Ibiza, a new Swiss film, faces tough international competition at the Locarno festival (picture: Fama Film) Still from Ibiza, a new film by Bettina Oberli (source: Fama Film AG)

As Switzerland gears up for its biggest film festival - Locarno - the industry is looking to Europe to rejuvenate domestic film-making.

Forced to compete against the public’s appetite for non-European films – mostly from Hollywood – Swiss film-makers are struggling. And with the industry in decline, many technicians and producers are heading abroad to find work.

Swiss film-makers, unlike their European Union counterparts, do not benefit from subsidies from Brussels.

According to Corinne Kuenzli, director of “euroinfo” at Ciné Suisse, the Swiss film industry’s umbrella organisation, the solution for Switzerland is to rejoin the European Union’s film support scheme – known as the Media programme.

The Media programme helps EU film-makers to penetrate foreign markets, subsidises cinema schools and underpins distribution and promotional networks.

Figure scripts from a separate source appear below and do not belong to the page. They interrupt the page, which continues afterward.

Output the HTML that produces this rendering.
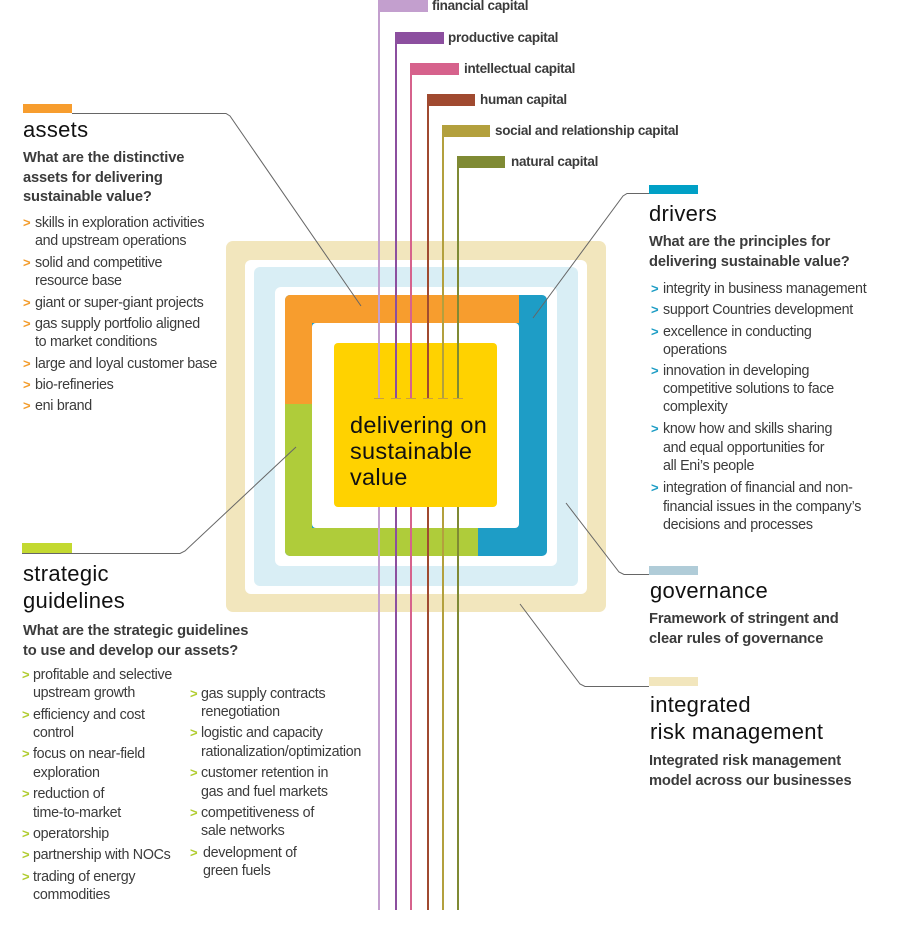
<!DOCTYPE html>
<html><head><meta charset="utf-8"><style>
html,body{margin:0;padding:0;background:#fff;}
#c{position:relative;width:900px;height:926px;overflow:hidden;font-family:"Liberation Sans",sans-serif;}
#c svg{position:absolute;left:0;top:0;}
.t{position:absolute;white-space:nowrap;color:#3b3b3b;font-size:14.3px;letter-spacing:-0.3px;line-height:18px;}
.h{position:absolute;white-space:nowrap;color:#111;font-size:22px;letter-spacing:0.3px;line-height:26px;}
.q{position:absolute;white-space:nowrap;color:#3b3b3b;font-size:14.7px;font-weight:bold;letter-spacing:-0.15px;line-height:19.5px;}
.cap{position:absolute;white-space:nowrap;color:#3b3b3b;font-size:13.5px;font-weight:bold;letter-spacing:-0.3px;line-height:16px;}
.a{position:absolute;font-size:13px;font-weight:bold;line-height:18px;}
.o{color:#f39c2b}.b{color:#1b9cc4}.g{color:#b0cc2e}
</style></head><body><div id="c">
<svg width="900" height="926" viewBox="0 0 900 926">
<rect x="226" y="241" width="380" height="371" rx="7" fill="#f2e6bd"/>
<rect x="245" y="260" width="342" height="334" rx="6" fill="#fff"/>
<rect x="254" y="267" width="324" height="319" rx="6" fill="#d9eef5"/>
<rect x="275" y="287" width="282" height="279" rx="6" fill="#fff"/>
<rect x="285" y="295" width="262" height="261" rx="5" fill="#1e9dc6"/>
<path d="M290 295 H519 V323 H312 V404 H285 V300 A5 5 0 0 1 290 295Z" fill="#f79d2e"/>
<path d="M285 404 H312 V528 H478 V556 H290 A5 5 0 0 1 285 551Z" fill="#afcc3a"/>
<rect x="312" y="323" width="207" height="205" rx="4" fill="#fff"/>
<rect x="334" y="343" width="163" height="164" rx="4" fill="#ffd200"/>
<g stroke-width="2" fill="none">
<path d="M379 0 V398 M379 507 V910" stroke="#c39fce"/>
<path d="M396 32 V398 M396 507 V910" stroke="#8c4f9f"/>
<path d="M411 63 V398 M411 507 V910" stroke="#d6628c"/>
<path d="M428 94 V398 M428 507 V910" stroke="#a04a30"/>
<path d="M443 125 V398 M443 507 V910" stroke="#b3a03d"/>
<path d="M458 156 V398 M458 507 V910" stroke="#7f8a34"/>
</g>
<g stroke="#c8a040" stroke-width="1">
<path d="M374 398.5 H384 M391 398.5 H401 M406 398.5 H416 M423 398.5 H433 M438 398.5 H448 M453 398.5 H463"/>
</g>
<rect x="379" y="0" width="49" height="12" fill="#c39fce"/>
<rect x="395" y="32" width="49" height="12" fill="#8c4f9f"/>
<rect x="411" y="63" width="48" height="12" fill="#d6628c"/>
<rect x="427" y="94" width="48" height="12" fill="#a04a30"/>
<rect x="442" y="125" width="48" height="12" fill="#b3a03d"/>
<rect x="457" y="156" width="48" height="12" fill="#7f8a34"/>
<rect x="23" y="104" width="49" height="9" fill="#f79d2e"/>
<rect x="649" y="185" width="49" height="9" fill="#00a0c6"/>
<rect x="22" y="543" width="50" height="10" fill="#c3d930"/>
<rect x="649" y="566" width="49" height="9" fill="#b0ccd8"/>
<rect x="649" y="677" width="49" height="9" fill="#f2e6bd"/>
<g stroke="#666" stroke-width="1" fill="none">
<path d="M72 113.5 H226 L230 116 L361 306"/>
<path d="M649 193.5 H627 L623 196 L533 318"/>
<path d="M22 553.5 H180 L185 551 L296 447"/>
<path d="M649 574.5 H624 L619 572 L566 503"/>
<path d="M649 686.5 H585 L580 684 L520 604"/>
</g>
</svg>

<div class="cap" style="left:432px;top:-2px">financial capital</div>
<div class="cap" style="left:448px;top:30px">productive capital</div>
<div class="cap" style="left:464px;top:61px">intellectual capital</div>
<div class="cap" style="left:480px;top:92px">human capital</div>
<div class="cap" style="left:495px;top:123px">social and relationship capital</div>
<div class="cap" style="left:511px;top:154px">natural capital</div>

<div class="h" style="left:350px;top:412px;font-size:23.5px;line-height:26px;">delivering on<br>sustainable<br>value</div>

<div class="h" style="left:23px;top:117px">assets</div>
<div class="q" style="left:23px;top:149px">What are the distinctive<br>assets for delivering<br>sustainable value?</div>
<div class="a o" style="left:23px;top:214px">&gt;</div><div class="t" style="left:35px;top:214px">skills in exploration activities<br>and upstream operations</div>
<div class="a o" style="left:23px;top:254px">&gt;</div><div class="t" style="left:35px;top:254px">solid and competitive<br>resource base</div>
<div class="a o" style="left:23px;top:294px">&gt;</div><div class="t" style="left:35px;top:294px">giant or super-giant projects</div>
<div class="a o" style="left:23px;top:315px">&gt;</div><div class="t" style="left:35px;top:315px">gas supply portfolio aligned<br>to market conditions</div>
<div class="a o" style="left:23px;top:355px">&gt;</div><div class="t" style="left:35px;top:355px">large and loyal customer base</div>
<div class="a o" style="left:23px;top:376px">&gt;</div><div class="t" style="left:35px;top:376px">bio-refineries</div>
<div class="a o" style="left:23px;top:397px">&gt;</div><div class="t" style="left:35px;top:397px">eni brand</div>

<div class="h" style="left:649px;top:201px">drivers</div>
<div class="q" style="left:649px;top:233px">What are the principles for<br>delivering sustainable value?</div>
<div class="a b" style="left:651px;top:280px">&gt;</div><div class="t" style="left:663px;top:280px">integrity in business management</div>
<div class="a b" style="left:651px;top:301px">&gt;</div><div class="t" style="left:663px;top:301px">support Countries development</div>
<div class="a b" style="left:651px;top:323px">&gt;</div><div class="t" style="left:663px;top:323px">excellence in conducting<br>operations</div>
<div class="a b" style="left:651px;top:362px">&gt;</div><div class="t" style="left:663px;top:362px">innovation in developing<br>competitive solutions to face<br>complexity</div>
<div class="a b" style="left:651px;top:420px">&gt;</div><div class="t" style="left:663px;top:420px;line-height:18.5px">know how and skills sharing<br>and equal opportunities for<br>all Eni’s people</div>
<div class="a b" style="left:651px;top:479px">&gt;</div><div class="t" style="left:663px;top:479px;line-height:18.5px">integration of financial and non-<br>financial issues in the company’s<br>decisions and processes</div>

<div class="h" style="left:23px;top:560px;line-height:27px">strategic<br>guidelines</div>
<div class="q" style="left:23px;top:622px">What are the strategic guidelines<br>to use and develop our assets?</div>
<div class="a g" style="left:22px;top:666px">&gt;</div><div class="t" style="left:33px;top:666px">profitable and selective<br>upstream growth</div>
<div class="a g" style="left:22px;top:706px">&gt;</div><div class="t" style="left:33px;top:706px">efficiency and cost<br>control</div>
<div class="a g" style="left:22px;top:745px">&gt;</div><div class="t" style="left:33px;top:745px;line-height:19px">focus on near-field<br>exploration</div>
<div class="a g" style="left:22px;top:785px">&gt;</div><div class="t" style="left:33px;top:785px;line-height:19px">reduction of<br>time-to-market</div>
<div class="a g" style="left:22px;top:825px">&gt;</div><div class="t" style="left:33px;top:825px">operatorship</div>
<div class="a g" style="left:22px;top:846px">&gt;</div><div class="t" style="left:33px;top:846px">partnership with NOCs</div>
<div class="a g" style="left:22px;top:868px">&gt;</div><div class="t" style="left:33px;top:868px">trading of energy<br>commodities</div>
<div class="a g" style="left:190px;top:685px">&gt;</div><div class="t" style="left:201px;top:685px">gas supply contracts<br>renegotiation</div>
<div class="a g" style="left:190px;top:724px">&gt;</div><div class="t" style="left:201px;top:724px;line-height:19px">logistic and capacity<br>rationalization/optimization</div>
<div class="a g" style="left:190px;top:764px">&gt;</div><div class="t" style="left:201px;top:764px;line-height:19px">customer retention in<br>gas and fuel markets</div>
<div class="a g" style="left:190px;top:804px">&gt;</div><div class="t" style="left:201px;top:804px">competitiveness of<br>sale networks</div>
<div class="a g" style="left:190px;top:844px">&gt;</div><div class="t" style="left:203px;top:844px">development of<br>green fuels</div>

<div class="h" style="left:650px;top:578px">governance</div>
<div class="q" style="left:649px;top:610px">Framework of stringent and<br>clear rules of governance</div>

<div class="h" style="left:650px;top:691px;line-height:27px">integrated<br>risk management</div>
<div class="q" style="left:649px;top:752px">Integrated risk management<br>model across our businesses</div>
</div></body></html>
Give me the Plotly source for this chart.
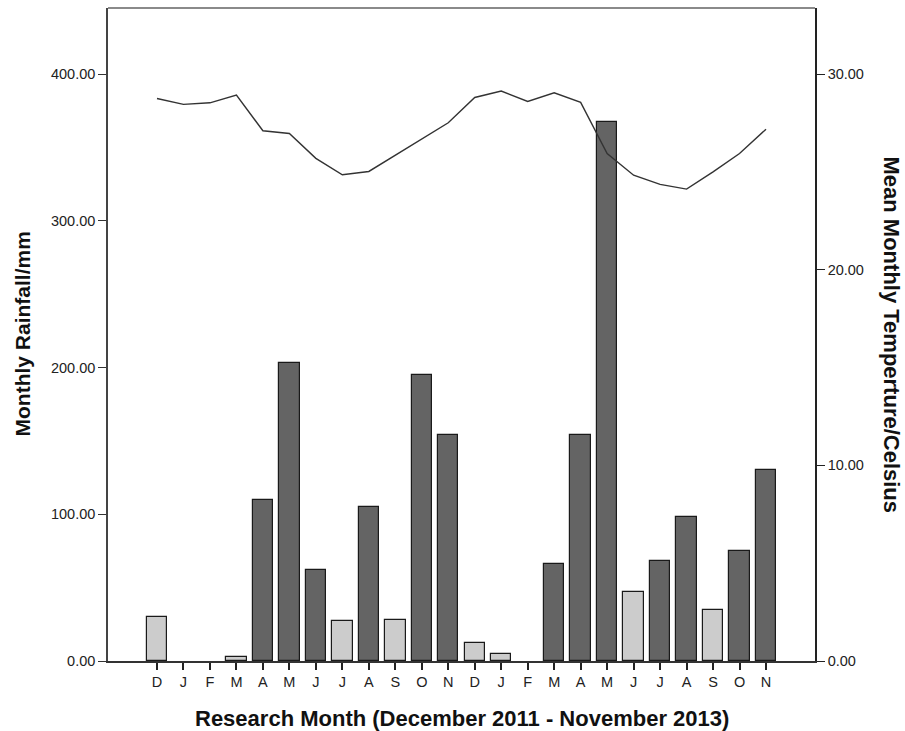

Switzerland is currently negotiating with the EU to join the programme.

Lack of national funding

Kuenzli says the Swiss industry has started to go in to decline “because there is not enough national funding, and at the same time, [the industry] is having difficulties finding co-producers”.

“For producers, the biggest benefit [to joining the Media programme] is that they would be allowed back into the networks,” she said.

And while established producers already have their own networks of co-producers and marketing contacts, many younger producers don’t.

“The young ones … don’t have, for example, any access to European trade fairs,” says Kuenzli.

“And because Switzerland is not in the Media programme, it is not very interesting for other European producers to work with Switzerland because they might not have access to the same funding in Europe by working together with a Swiss producers,” she adds.

Market know-how

By contrast, the European programme provides consultation services, legal advice and access to other professionals interested in similar projects.

Ciné Suisse says Swiss films also suffer because European distributors cannot get Media funding for a Swiss production. “Those distributors refuse to take Swiss films, which means that market access is very difficult.”

Arguments for joining the EU’s Media scheme centre on the fact that Switzerland – with its four official languages – is ideally equipped to produce films for several target languages at once.

The EU established its Media programme in 1991 to boost the European industry in the face of strong non-European competition.

Although Switzerland was the first non-EU country to join the programme, it was thrown out of the scheme after the Swiss rejected a vote to join the European Economic Area in 1992.